‘Could a rule be given from without, poetry would cease to be poetry, and sink into a mechanical art. It would be μóρφωσις, not ποίησις. The rules of the IMAGINATION are themselves the very powers of growth and production. The words to which they are reducible, present only the outlines and external appearance of the fruit.

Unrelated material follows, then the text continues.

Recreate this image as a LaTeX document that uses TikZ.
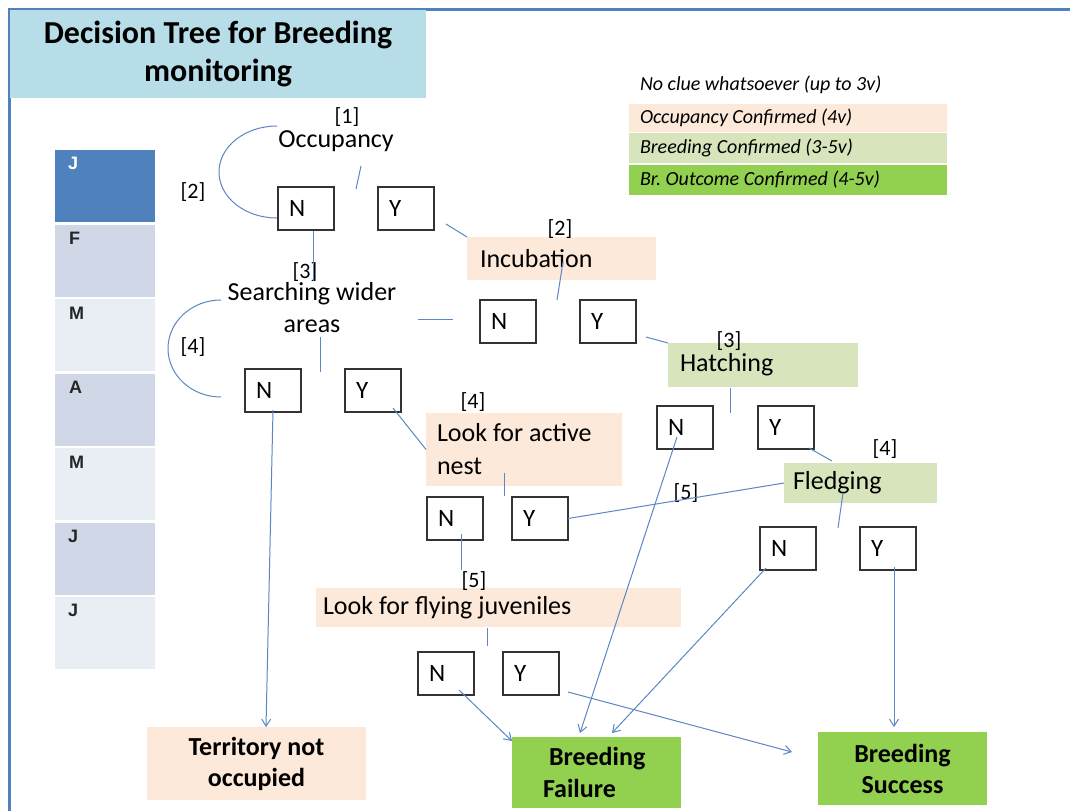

A deceptive counterfeit of the superficial form and colours may be elaborated; but the marble peach feels cold and heavy, and children only put it to their mouths.’ [Coleridge, Biographia ch. 18]

‘ποίησις’ (poiēsis) means ‘a making, a creation, a production’ and is used of poetry in Aristotle and Plato. ‘μóρφωσις’ (morphōsis) in essence means the same thing: ‘a shaping, a bringing into shape.’ But Coleridge has in mind the New Testament use of the word as ‘semblance’ or ‘outward appearance’, which the KJV translates as ‘form’: ‘An instructor of the foolish, a teacher of babes, which hast the form [μóρφωσις] of knowledge and of the truth in the law’ [Romans 2:20]; ‘Having a form [μóρφωσις] of godliness, but denying the power thereof: from such turn away’ [2 Timothy 3:5]. I trust that's clear.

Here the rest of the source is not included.